I go through periods of having very vivid, realistic, memorable dreams, and then I have times where I can’t remember any dream for months.
And I guess now is one of former.
Twice this week, I’ve had several vivid dreams per night. I always wake up after each one before falling back asleep and into another one… And for some reason, most of my dreams have been negative.. Not like nightmares, but just not good dreams…
One, borderline nightmare, my mom found and read all the posts from a previous blog site I used. I don’t tell my family members, or really anyone, that I blog. To me, it’s my private journal. I don’t particularly fear anyone reading or finding them… But I think this dream was more a flashback to when I was with J. He found my blog and made me let him read it all, as I was hysterically crying for hours. I was literally huddled under the covers crying because I knew he wouldn’t like most of what I wrote/had to say. He was pissed… But it was really more about how much he shattered me and took away everything from me. I wasn’t allowed to have a private thought. He stripped me bare, took away my soul, against my will.
I try not to think about that. I’ve healed, and I’m away from him now. But I still feel myself scarred from that experience…
I also dreamt about J and his newest baby momma/girlfriend.. I remember feeling hurt and angry towards him. And I needed to tell the new girl about how dirty and disgusting he is.. Like how we was texting me sexy dirty things, trying to plan hooking up with me, literally during the time she was getting pregnant and finding out she was pregnant. Did she know that? It doesn’t matter now.. And I don’t really care about him or her, but I think this dream is because I felt so used, misled, and dumb for almost falling for his sly, dirty tricks… God.. That was the guy I was with for 3 1/2 years… If he could do that to her, what could he have done behind my back? Without me knowing??
I hate feeling dumb or being made to look stupid. I hate feeling vulnerable. And he stomped all over me. I’m just glad we never did anything more than just talk/text over the phone….
Lastly, big surprise here, I dreamt about K. His girlfriend, or I guess I should say fiancé now, was gone at work or something.. And we happened to run into each other somewhere and ended up just hanging out. It was at his house, we were laying on his bed, but it wasn’t sexual in any sense. He was sitting up against the wall on his bed and I was laying opposite. My feet by his head, my head near his feet. And we were just taking. Laughing. Enjoying being together.. But I knew I had to go before his girlfriend got back, so she wouldn’t be mad…
I woke up after this one, feeling sad.. I’m still hurting over him. I’m still hurting that he proposed. I’m still upset about the last time I texted him in May or whatever, begging him to be honest and tell me straight out that there was no chance for us ever again, and him beating around the bush and not straight out saying it. When obviously he had been saving up and probably already planning to propose to Liz. It hurts.. And i am finding it hard to move on..
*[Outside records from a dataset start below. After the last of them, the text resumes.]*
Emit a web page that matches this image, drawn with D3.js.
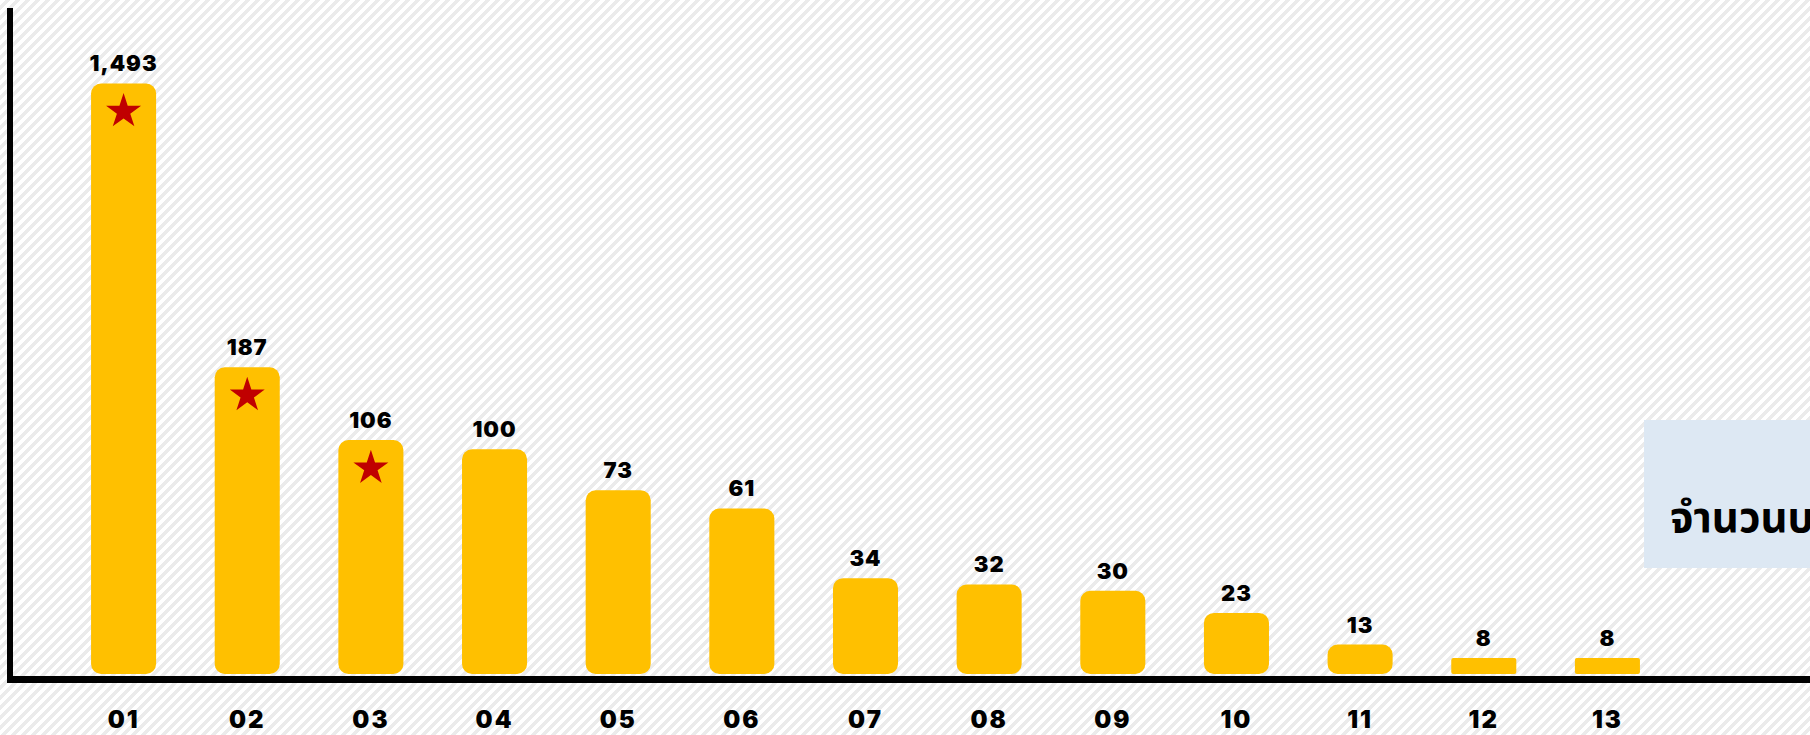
<!DOCTYPE html>
<html>
<head>
<meta charset="utf-8">
<script src="https://cdn.jsdelivr.net/npm/d3@7"></script>
<style>
  html, body { margin: 0; padding: 0; overflow: hidden; background: #fff; }
  svg { display: block; }
</style>
</head>
<body>
<svg id="chart"></svg>
<script>
// chart data
const categories = ["01", "02", "03", "04", "05", "06", "07", "08", "09", "10", "11", "12", "13"];
const values = [1493, 187, 106, 100, 73, 61, 34, 32, 30, 23, 13, 8, 8];
const starred = ["01", "02", "03"];
const boxText = "จำนวนบริษัท";

const W = 1810, H = 735;
const baseY = 674;

const svg = d3.select("#chart")
    .attr("width", W)
    .attr("height", H);

// striped background, hard stair-stepped diagonals like the original
const defs = svg.append("defs");
const pat = defs.append("pattern")
    .attr("id", "stripes")
    .attr("patternUnits", "userSpaceOnUse")
    .attr("width", 10)
    .attr("height", 10);
pat.append("rect").attr("width", 10).attr("height", 10).attr("fill", "#ebebeb");
pat.append("path")
    .attr("d", "M0,0 L5,0 L0,5 Z M10,0 L10,5 L5,10 L0,10 Z")
    .attr("fill", "#ffffff")
    .attr("shape-rendering", "crispEdges");

svg.append("rect")
    .attr("width", W)
    .attr("height", H)
    .attr("fill", "url(#stripes)");

// scales (the original is hand-scaled, so use a piecewise linear scale)
const x = d3.scaleBand()
    .domain(categories)
    .range([62, 1669])
    .paddingInner(0.474)
    .paddingOuter(0.235);

const y = d3.scaleLinear()
    .domain([0, 10, 35, 60, 110, 200, 1500])
    .range([baseY, 654, 575, 510, 434, 356, 82]);

const data = categories.map((c, i) => ({ cat: c, value: values[i] }));

// bars
svg.selectAll(".bar")
    .data(data)
    .enter()
    .append("rect")
    .attr("class", "bar")
    .attr("x", d => x(d.cat))
    .attr("y", d => y(d.value))
    .attr("width", x.bandwidth())
    .attr("height", d => baseY - y(d.value))
    .attr("rx", d => (baseY - y(d.value)) < 20 ? 2 : 10)
    .attr("fill", "#ffc000");

// stars on the top three
svg.selectAll(".star")
    .data(data.filter(d => starred.includes(d.cat)))
    .enter()
    .append("path")
    .attr("class", "star")
    .attr("d", d3.symbol().type(d3.symbolStar).size(380))
    .attr("transform", d => `translate(${x(d.cat) + x.bandwidth() / 2}, ${y(d.value) + 28})`)
    .attr("fill", "#c00000");

// value labels
svg.selectAll(".val")
    .data(data)
    .enter()
    .append("text")
    .attr("class", "val")
    .attr("x", d => x(d.cat) + x.bandwidth() / 2)
    .attr("y", d => y(d.value) - 12)
    .attr("text-anchor", "middle")
    .style("font-family", "Inter, 'Open Sans', sans-serif")
    .style("font-weight", "900")
    .style("font-size", "22px")
    .style("letter-spacing", "1px")
    .style("fill", "#000")
    .text(d => d3.format(",")(d.value));

// x axis labels
const xAxis = svg.append("g")
    .attr("transform", `translate(0, 683)`)
    .call(d3.axisBottom(x).tickSize(0));
xAxis.select(".domain").remove();
xAxis.selectAll("text")
    .attr("y", 45)
    .attr("dy", null)
    .style("font-family", "Inter, 'Open Sans', sans-serif")
    .style("font-weight", "900")
    .style("font-size", "24px")
    .style("letter-spacing", "2px")
    .style("fill", "#000");

// axis lines
svg.append("line")
    .attr("x1", 10).attr("x2", 10)
    .attr("y1", 8).attr("y2", 683)
    .attr("stroke", "#000")
    .attr("stroke-width", 6);

svg.append("line")
    .attr("x1", 7).attr("x2", W)
    .attr("y1", 679.5).attr("y2", 679.5)
    .attr("stroke", "#000")
    .attr("stroke-width", 7);

// note box on the right (cut off by the frame, as in the original)
svg.append("rect")
    .attr("x", 1644)
    .attr("y", 420)
    .attr("width", 400)
    .attr("height", 148)
    .attr("fill", "#dde8f3");

svg.append("text")
    .attr("x", 1670)
    .attr("y", 532)
    .style("font-family", "'Noto Sans Thai', 'Noto Sans', sans-serif")
    .style("font-weight", "700")
    .style("font-size", "42px")
    .style("fill", "#000")
    .text(boxText);
</script>
</body>
</html>
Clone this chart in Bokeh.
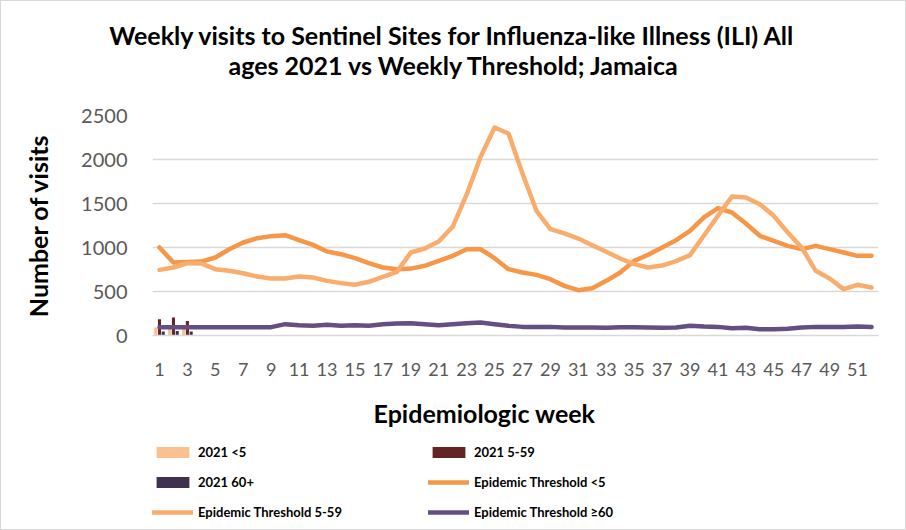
from bokeh.plotting import figure
from bokeh.models import Range1d, FixedTicker, Legend, LegendItem, ColumnDataSource
from bokeh.core.properties import value
from bokeh.layouts import column
from bokeh.embed import file_html
from bokeh.resources import INLINE
from bokeh.transform import dodge

# ---- data ----
weeks = list(range(1, 53))
bar_weeks = [1, 2, 3]
visits_2021_u5 = [90, 95, 85]
visits_2021_5_59 = [185, 205, 165]
visits_2021_60p = [45, 50, 45]

threshold_u5 = [1000, 830, 835, 840, 886, 980, 1057, 1106, 1129, 1140, 1083, 1030, 955,
                924, 879, 822, 773, 754, 760, 792, 848, 905, 980, 980, 879, 754, 716,
                689, 640, 564, 515, 538, 621, 716, 848, 917, 1000, 1083, 1189, 1341,
                1447, 1398, 1273, 1133, 1076, 1019, 981, 1019, 981, 943, 905, 905]
threshold_5_59 = [746, 773, 822, 818, 754, 735, 708, 670, 648, 648, 670, 659, 621, 595,
                  576, 610, 667, 723, 943, 989, 1068, 1235, 1600, 2030, 2364, 2295, 1840,
                  1417, 1208, 1160, 1102, 1026, 951, 875, 811, 773, 795, 845, 913, 1136,
                  1360, 1580, 1568, 1492, 1360, 1170, 1000, 735, 648, 527, 576, 545]
threshold_60p = [95, 95, 95, 95, 95, 95, 95, 95, 95, 129, 117, 110, 121, 110, 117, 110,
                 129, 136, 140, 129, 117, 129, 140, 148, 129, 110, 98, 98, 98, 91, 91,
                 91, 87, 95, 95, 91, 87, 91, 110, 102, 98, 83, 87, 72, 72, 76, 91, 98,
                 98, 98, 102, 98]

y_ticks = [0, 500, 1000, 1500, 2000, 2500]
x_ticks = list(range(1, 52, 2))

title_lines = ["Weekly visits to Sentinel Sites for Influenza-like Illness (ILI) All",
               "ages 2021 vs Weekly Threshold; Jamaica"]
x_title = "Epidemiologic week"
y_title = "Number of visits"
series_labels = ["2021 <5", "2021 5-59", "2021 60+", "Epidemic Threshold <5",
                 "Epidemic Threshold 5-59", "Epidemic Threshold \u226560"]
bar_colors = ["#FAC090", "#632523", "#403151"]
line_colors = ["#F79646", "#FAAC6C", "#654E84"]

FONT = "Lato"
W = 904  # + 1px border on each side = 906


def blank(height):
    f = figure(width=W, height=height, output_backend="svg", toolbar_location=None,
               x_range=Range1d(0, W), y_range=Range1d(0, height), min_border=0,
               x_axis_location=None, y_axis_location=None, frame_align=False)
    f.grid.grid_line_color = None
    f.outline_line_color = None
    f.background_fill_color = "white"
    f.border_fill_color = "white"
    return f


bars = ColumnDataSource(dict(week=bar_weeks, u5=visits_2021_u5, a559=visits_2021_5_59, a60=visits_2021_60p))
lines = ColumnDataSource(dict(week=weeks, t_u5=threshold_u5, t_559=threshold_5_59, t_60=threshold_60p))

# ---- title strip ----
TH = 99
pt = blank(TH)
pt.text(x=[451, 453], y=[TH - 33, TH - 63], text=title_lines, text_align="center",
        text_baseline="alphabetic", text_font=value(FONT), text_font_size="25px",
        text_font_style="bold", text_color="black")

# ---- main chart ----
PH = 285
p = figure(width=W, height=PH, output_backend="svg", toolbar_location=None,
           x_range=Range1d(0.5, 52.5), y_range=Range1d(0, 2500),
           min_border_left=151, min_border_right=27, min_border_top=15, min_border_bottom=50)
p.background_fill_color = "white"
p.border_fill_color = "white"
p.outline_line_color = None

bw = 0.22
p.vbar(x=dodge("week", -0.27, range=p.x_range), top="u5", width=bw, source=bars,
       fill_color=bar_colors[0], line_color=None)
p.vbar(x=dodge("week", 0.0, range=p.x_range), top="a559", width=bw, source=bars,
       fill_color=bar_colors[1], line_color=None)
p.vbar(x=dodge("week", 0.27, range=p.x_range), top="a60", width=bw, source=bars,
       fill_color=bar_colors[2], line_color=None)

lw = 4.5
for col, c in zip(["t_u5", "t_559", "t_60"], line_colors):
    p.line("week", col, source=lines, line_color=c, line_width=lw,
           line_join="round", line_cap="round")

p.xaxis.ticker = FixedTicker(ticks=x_ticks)
p.yaxis.ticker = FixedTicker(ticks=y_ticks)
p.xgrid.grid_line_color = None
p.ygrid.grid_line_color = "#D9D9D9"
p.ygrid.grid_line_width = 1.5
for ax in (p.xaxis, p.yaxis):
    ax.major_tick_line_color = None
    ax.minor_tick_line_color = None
    ax.major_label_text_color = "#595959"
    ax.major_label_text_font = FONT
p.xaxis.axis_line_color = "#D9D9D9"
p.xaxis.axis_line_width = 1.5
p.yaxis.axis_line_color = None
p.xaxis.major_label_text_font_size = "18px"
p.xaxis.major_label_standoff = 21
p.yaxis.major_label_text_font_size = "20px"
p.yaxis.major_label_standoff = 19

p.yaxis.axis_label = y_title
p.yaxis.axis_label_text_font = FONT
p.yaxis.axis_label_text_font_size = "25px"
p.yaxis.axis_label_text_font_style = "bold"
p.yaxis.axis_label_text_color = "black"
p.yaxis.axis_label_standoff = 25

# ---- x title + legend strip ----
LH = 528 - TH - PH
pl = blank(LH)
pl.text(x=[483], y=[LH - 27], text=[x_title], text_align="center",
        text_baseline="alphabetic", text_font=value(FONT), text_font_size="25px",
        text_font_style="bold", text_color="black")
# legend proxies: same data, mapped onto off-screen ranges so only the legend swatches show
pl.extra_x_ranges = {"off": Range1d(100, 200)}
pl.extra_y_ranges = {"off": Range1d(5000, 6000)}
off = dict(x_range_name="off", y_range_name="off")
proxies = [
    pl.vbar(x="week", top="u5", width=bw, source=bars, fill_color=bar_colors[0], line_color=None, **off),
    pl.vbar(x="week", top="a559", width=bw, source=bars, fill_color=bar_colors[1], line_color=None, **off),
    pl.vbar(x="week", top="a60", width=bw, source=bars, fill_color=bar_colors[2], line_color=None, **off),
]
for col, c in zip(["t_u5", "t_559", "t_60"], line_colors):
    proxies.append(pl.line("week", col, source=lines, line_color=c, line_width=lw,
                           line_cap="round", **off))
legend = Legend(items=[LegendItem(label=series_labels[i], renderers=[proxies[i]]) for i in range(6)],
                orientation="horizontal", ncols=2, location=(151, 7),
                label_text_font=FONT, label_text_font_size="13px", label_text_font_style="bold",
                label_text_color="black", glyph_width=41, glyph_height=14, label_height=20,
                label_standoff=5, label_width=220, spacing=10, padding=5, margin=0,
                border_line_color=None, background_fill_alpha=0)
pl.add_layout(legend, "center")

layout = column(pt, p, pl, spacing=0, styles={"border": "1px solid #D9D9D9"})
open("out.html", "w").write(file_html(layout, INLINE))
I wish it could just be easier. He has proposed to her! Why am I still wanting him? It’s been 5 years since we broke up. 2 years since I realized my mistakes and that I wanted another chance with him…..
His birthday is coming up I like 3 weeks… The last two years, I’ve texted him just a small happy birthday text.. And last year it led to an all night text conversation…. Every fiber of my being wants to text him again this year… Just to see what, if anything, he would reply. Would we text all night again? Would I get my closure?
But I don’t know if I should. I want to, but maybe I have to force myself not to. Maybe I need to just not do it. Maybe it’ll hurt me too much. But I know he is going to be on my mind all that day, and I know that I am going to think about texting him every second of that day.
I want to, but do I need to? I want to talk to him. I want closure, or something, to help me let go and move on.
I don’t know…
Sorry, this is turning into quite a long post!
I’ve also been seeing and continuing to get to know Mat. He seems like a good guy, but I am not letting myself open up very much. I don’t know if I feel a physical attraction to him, or just a friendship. It’s been like 3 weeks.. A month maybe? And I’m still not sure. And I feel bad that I’m not sure. I can tell he likes me. His attraction and attachment is more than mine to him. My walls are up. I’m still hurting. And maybe that’s why I haven’t felt anything, because I’m not letting myself… But I feel like anything less than feeling fireworks is settling… And I am done settling. Does that make sense, about anything less than fireworks feels like settling?
I feel like I should like him more than I do. He is a good guy. Has a good job. Is a strong Believer. He’s mature but knows how to have fun….
So why don’t I know how i feel about him yet?!
I’m trying to give it a chance. Keep it light and not too serious… But I feel like I’m on a path leading to him asking me to be his girlfriend and I don’t know what I should or will say when it happens!
I hate not knowing what to do… It’s awful.
Well, I think that’s about all I’ve got for tonight… Hope you are all enjoying your weekend!